La notion de productivité a longtemps été la mal aimée de la pensée de gauche. Trop nombreux, en effet, étaient ceux qui réduisaient la productivité à l’intensité ou à l’exploitation du travail. Grâce aux fonds de travailleurs mis en place par les deux grandes centrales syndicales, la réalité des enjeux de la productivité est apparue plus clairement : la productivité fait partie des facteurs qui permettent d’assurer la pérennité des entreprises grâce à des investissements renouvelés dans les outils de travail et dans la conception des produits.
Pour la droite, c’est l’exact contraire : la notion est carrément déifiée. Malheureusement, comme il arrive toujours lorsqu’on transforme les choses profanes en symbole sacré, elles perdent leurs liens avec la réalité. Pour eux, la productivité est un phénomène privé, au niveau microéconomique, qui découle naturellement de la liberté des marchés. Toutes formes de régulations (taxes, réglementations, contrats collectifs et toutes autres barrières au fonctionnement des marchés) représentent alors un frein à la croissance de la productivité.
Pourtant, une étude de Statistique Canada vient remettre les pendules à l’heure. La croissance de la productivité dans le secteur manufacturier au Canada aurait connu un ralentissement marqué au cours des années 2000 en raison principalement des capacités excédentaires qui sont apparus dans plusieurs secteurs. Autrement dit, la productivité est un phénomène mésoéconomique (qui relève des dynamiques sectorielles) qui s’inscrit à l’intérieur d’un contexte macroéconomique. Selon l’étude, de 1990 à 2000, la productivité du travail dans le secteur de la fabrication s’est accrue au taux annuel moyen de 3,6 %. De 2000 à 2010, toutefois, le taux de croissance annuel moyen s’est affaibli pour s’établir à 0,9 %. Le ralentissement de la productivité était attribuable à une diminution générale de l’efficacité de la production des établissements de fabrication dans 16 des 20 industries de la fabrication.

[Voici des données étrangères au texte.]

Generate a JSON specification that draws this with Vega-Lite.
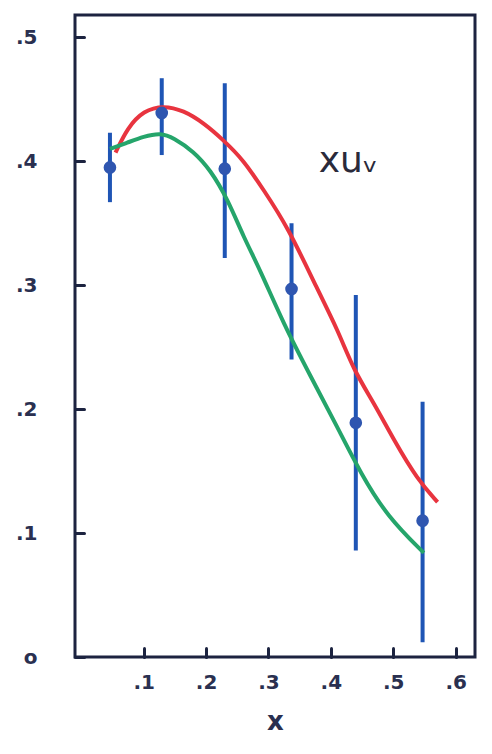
{
  "$schema": "https://vega.github.io/schema/vega-lite/v6.json",
  "width": 400,
  "height": 642,
  "autosize": {"type": "none"},
  "padding": {"left": 75, "top": 15, "right": 17, "bottom": 97},
  "background": "white",
  "config": {
    "view": {"stroke": "#1c2340", "strokeWidth": 3},
    "font": "DejaVu Sans"
  },
  "datasets": {
    "pts": [
      {"x": 0.046, "y": 0.395, "lo": 0.367, "hi": 0.423},
      {"x": 0.129, "y": 0.439, "lo": 0.405, "hi": 0.467},
      {"x": 0.230, "y": 0.394, "lo": 0.322, "hi": 0.463},
      {"x": 0.337, "y": 0.297, "lo": 0.240, "hi": 0.350},
      {"x": 0.440, "y": 0.189, "lo": 0.086, "hi": 0.292},
      {"x": 0.547, "y": 0.110, "lo": 0.012, "hi": 0.206}
    ],
    "red": [
      {"x": 0.055, "y": 0.407}, {"x": 0.074, "y": 0.427}, {"x": 0.100, "y": 0.441},
      {"x": 0.132, "y": 0.445}, {"x": 0.164, "y": 0.441}, {"x": 0.196, "y": 0.431},
      {"x": 0.228, "y": 0.417}, {"x": 0.260, "y": 0.401}, {"x": 0.292, "y": 0.377},
      {"x": 0.331, "y": 0.347}, {"x": 0.379, "y": 0.296}, {"x": 0.411, "y": 0.264},
      {"x": 0.437, "y": 0.231}, {"x": 0.469, "y": 0.205}, {"x": 0.501, "y": 0.175},
      {"x": 0.539, "y": 0.143}, {"x": 0.571, "y": 0.125}
    ],
    "green": [
      {"x": 0.046, "y": 0.410}, {"x": 0.074, "y": 0.415}, {"x": 0.100, "y": 0.420},
      {"x": 0.127, "y": 0.423}, {"x": 0.148, "y": 0.419}, {"x": 0.180, "y": 0.408},
      {"x": 0.207, "y": 0.393}, {"x": 0.235, "y": 0.369}, {"x": 0.260, "y": 0.339},
      {"x": 0.287, "y": 0.312}, {"x": 0.324, "y": 0.269}, {"x": 0.368, "y": 0.226},
      {"x": 0.411, "y": 0.185}, {"x": 0.448, "y": 0.148}, {"x": 0.491, "y": 0.113},
      {"x": 0.549, "y": 0.084}
    ],
    "lab": [{"x": 0.428, "y": 0.40, "t": "xuᵥ"}]
  },
  "encoding": {
    "x": {
      "field": "x", "type": "quantitative",
      "scale": {"domain": [-0.01, 0.631], "nice": false, "zero": false},
      "axis": {
        "values": [0.1, 0.2, 0.3, 0.4, 0.5, 0.6],
        "labelExpr": "replace(format(datum.value, '.1f'), '0.', '.')",
        "offset": -9, "tickSize": 9, "tickWidth": 3, "tickColor": "#1c2340", "tickCap": "round",
        "domain": false, "grid": false,
        "labelPadding": 15, "labelFontSize": 20, "labelFontWeight": "bold", "labelColor": "#2a3050",
        "title": "x", "titleFontSize": 26, "titleFontWeight": "bold", "titleColor": "#2a3050", "titlePadding": 16
      }
    },
    "y": {
      "field": "y", "type": "quantitative",
      "scale": {"domain": [0, 0.518], "nice": false},
      "axis": {
        "values": [0, 0.1, 0.2, 0.3, 0.4, 0.5],
        "labelExpr": "datum.value == 0 ? 'o' : replace(format(datum.value, '.1f'), '0.', '.')",
        "offset": -9, "tickSize": 9, "tickWidth": 3, "tickColor": "#1c2340", "tickCap": "round",
        "domain": false, "grid": false,
        "labelPadding": 38, "labelFontSize": 20, "labelFontWeight": "bold", "labelColor": "#2a3050",
        "title": null
      }
    }
  },
  "layer": [
    {
      "data": {"name": "pts"},
      "mark": {"type": "rule", "color": "#1f55b5", "strokeWidth": 4},
      "encoding": {"y": {"field": "lo", "type": "quantitative"}, "y2": {"field": "hi"}}
    },
    {
      "data": {"name": "red"},
      "mark": {"type": "line", "color": "#e8343f", "strokeWidth": 4, "interpolate": "basis"},
      "encoding": {}
    },
    {
      "data": {"name": "green"},
      "mark": {"type": "line", "color": "#25a56b", "strokeWidth": 4, "interpolate": "basis"},
      "encoding": {}
    },
    {
      "data": {"name": "pts"},
      "mark": {"type": "circle", "color": "#2f56b0", "opacity": 1, "size": 160},
      "encoding": {}
    },
    {
      "data": {"name": "lab"},
      "mark": {"type": "text", "fontSize": 36, "color": "#2a2a3a", "font": "DejaVu Sans"},
      "encoding": {"text": {"field": "t"}}
    }
  ]
}
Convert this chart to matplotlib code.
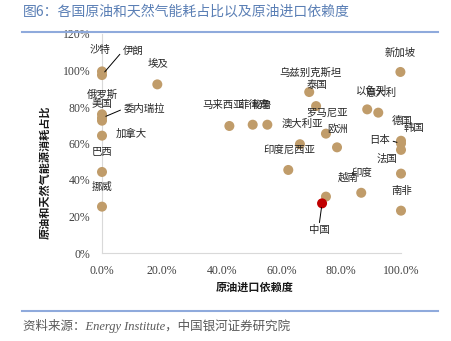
import matplotlib
matplotlib.use('Agg')
import matplotlib.pyplot as plt
from matplotlib.lines import Line2D

# ---------------- data ----------------
countries = ['沙特', '伊朗', '埃及', '俄罗斯', '委内瑞拉', '美国', '加拿大', '巴西', '挪威',
             '马来西亚', '菲律宾', '秘鲁', '乌兹别克斯坦', '泰国', '罗马尼亚', '澳大利亚', '欧洲', '印度尼西亚',
             '新加坡', '以色列', '意大利', '德国', '日本', '韩国', '法国', '南非', '印度', '越南', '中国']
oil_import = [0, 0, 18.5, 0, 0, 0, 0, 0, 0,
              42.6, 50.4, 55.3, 69.3, 71.6, 74.9, 66.2, 78.6, 62.3,
              99.8, 88.7, 92.4, 100, 100, 100, 100, 100, 86.7, 74.9, 73.6]
oil_gas_share = [99.5, 97.5, 92.4, 76.0, 74.0, 72.5, 64.3, 44.4, 25.4,
                 69.6, 70.3, 70.3, 88.2, 80.5, 65.4, 59.6, 57.9, 45.5,
                 99.2, 78.7, 76.9, 61.5, 60.0, 56.5, 43.5, 23.2, 33.0, 30.9, 27.2]
highlight = '中国'

x_ticks = [0, 20, 40, 60, 80, 100]
x_tick_labels = ['0.0%', '20.0%', '40.0%', '60.0%', '80.0%', '100.0%']
y_ticks = [0, 20, 40, 60, 80, 100, 120]
y_tick_labels = ['0%', '20%', '40%', '60%', '80%', '100%', '120%']

title = '图6：各国原油和天然气能耗占比以及原油进口依赖度'
xlabel = '原油进口依赖度'
ylabel = '原油和天然气能源消耗占比'
source = '资料来源：Energy Institute，中国银河证券研究院'

# ---------------- label placement (pixel offsets) ----------------
label_offsets = {
    '沙特': (-2, 21), '伊朗': (31, 24), '埃及': (1, 20), '俄罗斯': (0, 20),
    '委内瑞拉': (42, 9), '美国': (0, 17), '加拿大': (29, 2), '巴西': (0, 20),
    '挪威': (0, 20), '马来西亚': (-6, 21), '菲律宾': (1, 20), '秘鲁': (-5, 20),
    '乌兹别克斯坦': (1, 19), '泰国': (1, 21), '罗马尼亚': (1, 21), '澳大利亚': (2, 20),
    '欧洲': (1, 19), '印度尼西亚': (1, 19), '新加坡': (0, 19), '以色列': (4, 19),
    '意大利': (3, 20), '德国': (1, 20), '日本': (-21, 3), '韩国': (13, 22),
    '法国': (-14, 15), '南非': (1, 20), '印度': (1, 20), '越南': (22, 19),
    '中国': (-3, -27),
}
leaders = {'伊朗': (0, 0.5), '委内瑞拉': (0, 0.5), '日本': (1, 0.5), '中国': (0.5, 1)}

CJK = ['Noto Sans CJK SC', 'DejaVu Sans']
SERIF = ['Liberation Serif', 'Noto Sans CJK SC']

fig = plt.figure(figsize=(4.52, 3.41), dpi=100)
ax = fig.add_axes([102 / 452, 88 / 341, 299 / 452, 219 / 341])

tan = '#C09C6A'
red = '#C00000'
for c, xv, yv in zip(countries, oil_import, oil_gas_share):
    if c == highlight:
        continue
    ax.scatter(xv, yv, s=52, color=tan, edgecolors='none', zorder=3, clip_on=False)
i = countries.index(highlight)
ax.scatter(oil_import[i], oil_gas_share[i], s=52, color=red, edgecolors='none', zorder=4, clip_on=False)

for c, xv, yv in zip(countries, oil_import, oil_gas_share):
    dx, dy = label_offsets[c]
    kw = {}
    if c in leaders:
        kw['arrowprops'] = dict(arrowstyle='-', color='black', lw=0.7,
                                shrinkA=0, shrinkB=3, relpos=leaders[c])
    ax.annotate(c, (xv, yv), xytext=(dx, dy), textcoords='offset pixels',
                ha='center', va='center', fontsize=7.5, color='#262626',
                family=CJK, zorder=5, annotation_clip=False, **kw)

ax.set_xlim(0, 100)
ax.set_ylim(0, 120)
ax.set_xticks(x_ticks)
ax.set_xticklabels(x_tick_labels, family=SERIF, fontsize=8.5, color='#404040')
ax.set_yticks(y_ticks)
ax.set_yticklabels(y_tick_labels, family=SERIF, fontsize=8.5, color='#404040')
ax.tick_params(axis='both', length=0)
ax.tick_params(axis='x', pad=9)
ax.tick_params(axis='y', pad=8.5)
for s in ['top', 'right']:
    ax.spines[s].set_visible(False)
for s in ['left', 'bottom']:
    ax.spines[s].set_color('#D9D9D9')
    ax.spines[s].set_linewidth(0.8)
ax.patch.set_alpha(0)

fig.text(255 / 452, 1 - 287 / 341, xlabel, ha='center', va='center',
         fontsize=8, fontweight='bold', family=CJK, color='#1a1a1a')
fig.text(45 / 452, 1 - 172 / 341, ylabel, ha='center', va='center', rotation=90,
         fontsize=8, fontweight='bold', family=CJK, color='#1a1a1a')

fig.text(23 / 452, 1 - 12 / 341, title, ha='left', va='center',
         fontsize=10, color='#5A7FB5', family=CJK)
fig.add_artist(Line2D([22 / 452, 438 / 452], [1 - 31.5 / 341, 1 - 31.5 / 341],
                      transform=fig.transFigure, color='#8FAADC', lw=1.5))
fig.add_artist(Line2D([22 / 452, 438 / 452], [1 - 311 / 341, 1 - 311 / 341],
                      transform=fig.transFigure, color='#8FAADC', lw=1.5))
fig.text(23 / 452, 1 - 326 / 341, source, ha='left', va='center',
         fontsize=9, color='#595959', family=SERIF, style='italic')

fig.savefig('out.png', dpi=100)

Dans la foulée du ralentissement économique général en Amérique du Nord au début de la décennie et de l’appréciation marquée du dollar canadien, les secteurs d’activités ont dû traverser une restructuration qui s’est exprimée par une forte baisse des exportations et une augmentation de la capacité excédentaire des établissements. En 1999, l’utilisation de la capacité globale dans le secteur de la fabrication se situait en moyenne à 86 %. En 2003, elle était passée à 81 % et en 2006, elle était remontée à 83 %. L’utilisation de la capacité dans l’industrie des produits électriques à elle seule est passée de 92 % en 2000 à 73 % en 2003, pour remonter à 80 % en 2006. Au cours de la période postérieure à 2000, le secteur de la fabrication a décliné à un taux annuel moyen de 0,3 %, comparativement à une croissance annuelle moyenne de 3,4 % au cours de la période de 1990 à 1999.
Parmi ces restructurations, notons par exemple le secteur de la fabrication de produits électroniques qui a connu un rajustement après l’éclatement de la bulle des technologies au début des années 2000. Ou encore le secteur des pâtes et papiers qui a fait face à une concurrence croissante d’Internet. Les industries de biens non durables, comme les textiles, le cuir et le vêtement, ont aussi été confrontées à une concurrence croissante des importations des économies émergentes sur le plan mondial, ce qui a donné lieu à des baisses du volume de production de ces industries. Selon l’étude, cette constatation vient appuyer l’interprétation selon laquelle ce phénomène est le résultat de changements dans l’environnement général plutôt qu’une conséquence des politiques de réglementation.
Première conclusion : une politique favorable à la productivité passe par des investissements publics et un taux de change plus concurrentiel. À l’heure actuelle, le deuxième point est extrêmement défavorable au Québec. D’où la deuxième conclusion : dans ce contexte défavorable, le Québec devrait favoriser une stratégie interventionniste intégrée de restructuration globale vers une économie verte, favorable aux secteurs nationaux : programme d’efficacité énergétique des bâtiments, électrification des transports collectifs, développement des circuits courts des produits alimentaires, etc.
Etude intéressante mais qui n’amène pas nécessairement la 2ème conclusion (bien que j’y sois favorable).
la restructuration doit se concentrer sur les secteurs nationaux sur lesquels nous avons des avantages comparatifs tout en favorisant, dans une période transitoire, des secteurs à forte utilisation de main-d’oeuvre affectée à des tâches « vertes » comme les programmes d’efficacité énergétiques. Générer du néga-watt pour en vendre à profit à l’export ou en consommer (transport électrique) en polluant moins.